### Exercise task
Below is a listing to write out in full, exactly as given, without its pictures.

### Source excerpt

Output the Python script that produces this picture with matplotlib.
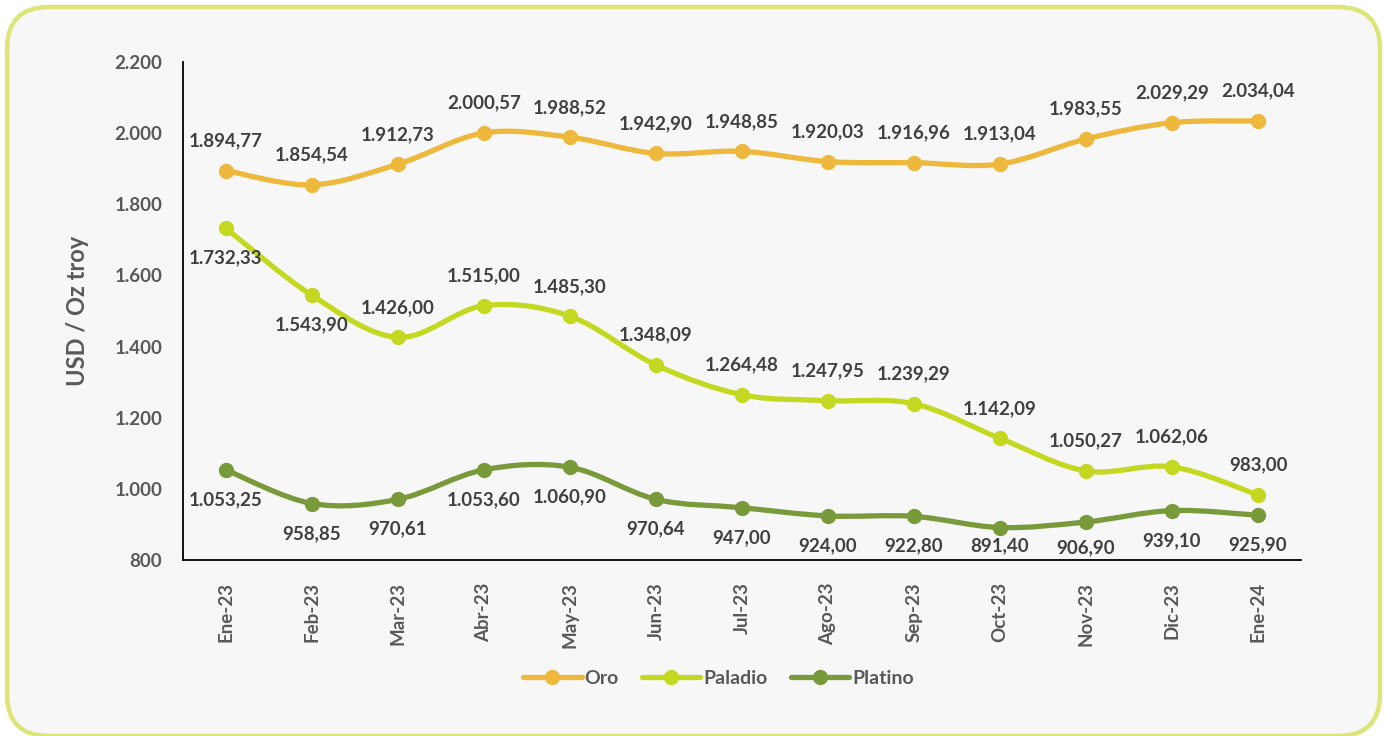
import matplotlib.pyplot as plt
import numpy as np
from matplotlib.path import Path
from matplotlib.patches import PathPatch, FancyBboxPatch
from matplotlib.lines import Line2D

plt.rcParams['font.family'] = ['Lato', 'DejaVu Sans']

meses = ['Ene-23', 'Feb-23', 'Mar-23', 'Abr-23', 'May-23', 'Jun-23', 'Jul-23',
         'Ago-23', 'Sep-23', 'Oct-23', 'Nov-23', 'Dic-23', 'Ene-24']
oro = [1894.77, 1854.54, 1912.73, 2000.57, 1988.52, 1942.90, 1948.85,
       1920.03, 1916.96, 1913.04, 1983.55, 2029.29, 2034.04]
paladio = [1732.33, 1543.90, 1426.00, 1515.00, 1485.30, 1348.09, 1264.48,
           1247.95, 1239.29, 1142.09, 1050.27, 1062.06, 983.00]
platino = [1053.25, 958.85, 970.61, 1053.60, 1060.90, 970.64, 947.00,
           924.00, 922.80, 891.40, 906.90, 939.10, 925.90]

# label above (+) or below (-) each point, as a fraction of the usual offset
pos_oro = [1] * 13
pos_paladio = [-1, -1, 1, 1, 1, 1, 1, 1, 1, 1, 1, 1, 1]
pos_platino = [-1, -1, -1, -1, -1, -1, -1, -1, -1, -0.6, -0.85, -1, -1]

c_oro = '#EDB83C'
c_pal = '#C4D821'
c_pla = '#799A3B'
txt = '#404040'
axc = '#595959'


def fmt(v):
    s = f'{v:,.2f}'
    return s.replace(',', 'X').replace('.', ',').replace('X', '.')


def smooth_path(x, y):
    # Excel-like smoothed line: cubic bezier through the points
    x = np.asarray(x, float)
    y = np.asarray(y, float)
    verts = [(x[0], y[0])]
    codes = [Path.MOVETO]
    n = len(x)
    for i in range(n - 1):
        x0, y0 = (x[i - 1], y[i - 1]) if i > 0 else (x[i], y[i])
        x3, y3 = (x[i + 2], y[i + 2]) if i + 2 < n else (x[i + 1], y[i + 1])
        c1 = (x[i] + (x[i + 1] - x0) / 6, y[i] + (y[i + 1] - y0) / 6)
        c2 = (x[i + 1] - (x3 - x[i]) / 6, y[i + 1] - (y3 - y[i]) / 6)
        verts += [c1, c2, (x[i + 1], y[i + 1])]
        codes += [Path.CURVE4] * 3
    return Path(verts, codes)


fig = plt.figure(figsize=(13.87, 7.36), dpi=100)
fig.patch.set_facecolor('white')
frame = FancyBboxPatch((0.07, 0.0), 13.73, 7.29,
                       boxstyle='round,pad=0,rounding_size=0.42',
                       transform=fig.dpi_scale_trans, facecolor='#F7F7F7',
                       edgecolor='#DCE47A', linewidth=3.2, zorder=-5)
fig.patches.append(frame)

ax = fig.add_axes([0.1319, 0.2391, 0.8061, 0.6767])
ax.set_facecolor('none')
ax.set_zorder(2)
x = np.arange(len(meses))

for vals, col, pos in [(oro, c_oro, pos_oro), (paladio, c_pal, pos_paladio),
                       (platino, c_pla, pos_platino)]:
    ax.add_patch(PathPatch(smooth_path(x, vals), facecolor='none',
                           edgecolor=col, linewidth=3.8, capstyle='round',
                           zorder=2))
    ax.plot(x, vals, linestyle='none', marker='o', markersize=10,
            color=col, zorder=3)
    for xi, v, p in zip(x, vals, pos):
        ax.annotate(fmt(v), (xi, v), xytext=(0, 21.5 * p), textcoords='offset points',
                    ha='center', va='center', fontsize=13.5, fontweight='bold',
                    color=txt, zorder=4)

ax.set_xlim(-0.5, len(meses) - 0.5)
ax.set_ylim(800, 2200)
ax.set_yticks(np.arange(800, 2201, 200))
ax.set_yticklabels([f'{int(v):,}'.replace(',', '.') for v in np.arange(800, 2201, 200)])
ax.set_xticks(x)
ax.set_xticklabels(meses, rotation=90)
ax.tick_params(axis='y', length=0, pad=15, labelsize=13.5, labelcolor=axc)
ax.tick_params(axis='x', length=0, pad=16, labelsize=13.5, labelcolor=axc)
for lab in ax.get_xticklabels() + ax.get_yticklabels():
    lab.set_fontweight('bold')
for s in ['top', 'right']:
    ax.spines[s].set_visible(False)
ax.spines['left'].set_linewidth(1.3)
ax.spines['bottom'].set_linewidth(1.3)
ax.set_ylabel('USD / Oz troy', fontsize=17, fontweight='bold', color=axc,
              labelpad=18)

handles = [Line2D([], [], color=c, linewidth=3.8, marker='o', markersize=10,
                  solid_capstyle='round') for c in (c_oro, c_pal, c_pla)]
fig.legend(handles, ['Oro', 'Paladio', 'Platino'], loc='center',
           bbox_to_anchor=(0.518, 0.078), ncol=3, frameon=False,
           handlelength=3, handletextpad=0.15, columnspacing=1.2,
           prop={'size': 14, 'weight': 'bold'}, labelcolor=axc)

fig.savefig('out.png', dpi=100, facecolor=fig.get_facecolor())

### Result
Output the Python script that produces this picture with matplotlib.
import matplotlib.pyplot as plt
import numpy as np
from matplotlib.path import Path
from matplotlib.patches import PathPatch, FancyBboxPatch
from matplotlib.lines import Line2D

plt.rcParams['font.family'] = ['Lato', 'DejaVu Sans']

meses = ['Ene-23', 'Feb-23', 'Mar-23', 'Abr-23', 'May-23', 'Jun-23', 'Jul-23',
         'Ago-23', 'Sep-23', 'Oct-23', 'Nov-23', 'Dic-23', 'Ene-24']
oro = [1894.77, 1854.54, 1912.73, 2000.57, 1988.52, 1942.90, 1948.85,
       1920.03, 1916.96, 1913.04, 1983.55, 2029.29, 2034.04]
paladio = [1732.33, 1543.90, 1426.00, 1515.00, 1485.30, 1348.09, 1264.48,
           1247.95, 1239.29, 1142.09, 1050.27, 1062.06, 983.00]
platino = [1053.25, 958.85, 970.61, 1053.60, 1060.90, 970.64, 947.00,
           924.00, 922.80, 891.40, 906.90, 939.10, 925.90]

# label above (+) or below (-) each point, as a fraction of the usual offset
pos_oro = [1] * 13
pos_paladio = [-1, -1, 1, 1, 1, 1, 1, 1, 1, 1, 1, 1, 1]
pos_platino = [-1, -1, -1, -1, -1, -1, -1, -1, -1, -0.6, -0.85, -1, -1]

c_oro = '#EDB83C'
c_pal = '#C4D821'
c_pla = '#799A3B'
txt = '#404040'
axc = '#595959'


def fmt(v):
    s = f'{v:,.2f}'
    return s.replace(',', 'X').replace('.', ',').replace('X', '.')


def smooth_path(x, y):
    # Excel-like smoothed line: cubic bezier through the points
    x = np.asarray(x, float)
    y = np.asarray(y, float)
    verts = [(x[0], y[0])]
    codes = [Path.MOVETO]
    n = len(x)
    for i in range(n - 1):
        x0, y0 = (x[i - 1], y[i - 1]) if i > 0 else (x[i], y[i])
        x3, y3 = (x[i + 2], y[i + 2]) if i + 2 < n else (x[i + 1], y[i + 1])
        c1 = (x[i] + (x[i + 1] - x0) / 6, y[i] + (y[i + 1] - y0) / 6)
        c2 = (x[i + 1] - (x3 - x[i]) / 6, y[i + 1] - (y3 - y[i]) / 6)
        verts += [c1, c2, (x[i + 1], y[i + 1])]
        codes += [Path.CURVE4] * 3
    return Path(verts, codes)


fig = plt.figure(figsize=(13.87, 7.36), dpi=100)
fig.patch.set_facecolor('white')
frame = FancyBboxPatch((0.07, 0.0), 13.73, 7.29,
                       boxstyle='round,pad=0,rounding_size=0.42',
                       transform=fig.dpi_scale_trans, facecolor='#F7F7F7',
                       edgecolor='#DCE47A', linewidth=3.2, zorder=-5)
fig.patches.append(frame)

ax = fig.add_axes([0.1319, 0.2391, 0.8061, 0.6767])
ax.set_facecolor('none')
ax.set_zorder(2)
x = np.arange(len(meses))

for vals, col, pos in [(oro, c_oro, pos_oro), (paladio, c_pal, pos_paladio),
                       (platino, c_pla, pos_platino)]:
    ax.add_patch(PathPatch(smooth_path(x, vals), facecolor='none',
                           edgecolor=col, linewidth=3.8, capstyle='round',
                           zorder=2))
    ax.plot(x, vals, linestyle='none', marker='o', markersize=10,
            color=col, zorder=3)
    for xi, v, p in zip(x, vals, pos):
        ax.annotate(fmt(v), (xi, v), xytext=(0, 21.5 * p), textcoords='offset points',
                    ha='center', va='center', fontsize=13.5, fontweight='bold',
                    color=txt, zorder=4)

ax.set_xlim(-0.5, len(meses) - 0.5)
ax.set_ylim(800, 2200)
ax.set_yticks(np.arange(800, 2201, 200))
ax.set_yticklabels([f'{int(v):,}'.replace(',', '.') for v in np.arange(800, 2201, 200)])
ax.set_xticks(x)
ax.set_xticklabels(meses, rotation=90)
ax.tick_params(axis='y', length=0, pad=15, labelsize=13.5, labelcolor=axc)
ax.tick_params(axis='x', length=0, pad=16, labelsize=13.5, labelcolor=axc)
for lab in ax.get_xticklabels() + ax.get_yticklabels():
    lab.set_fontweight('bold')
for s in ['top', 'right']:
    ax.spines[s].set_visible(False)
ax.spines['left'].set_linewidth(1.3)
ax.spines['bottom'].set_linewidth(1.3)
ax.set_ylabel('USD / Oz troy', fontsize=17, fontweight='bold', color=axc,
              labelpad=18)

handles = [Line2D([], [], color=c, linewidth=3.8, marker='o', markersize=10,
                  solid_capstyle='round') for c in (c_oro, c_pal, c_pla)]
fig.legend(handles, ['Oro', 'Paladio', 'Platino'], loc='center',
           bbox_to_anchor=(0.518, 0.078), ncol=3, frameon=False,
           handlelength=3, handletextpad=0.15, columnspacing=1.2,
           prop={'size': 14, 'weight': 'bold'}, labelcolor=axc)

fig.savefig('out.png', dpi=100, facecolor=fig.get_facecolor())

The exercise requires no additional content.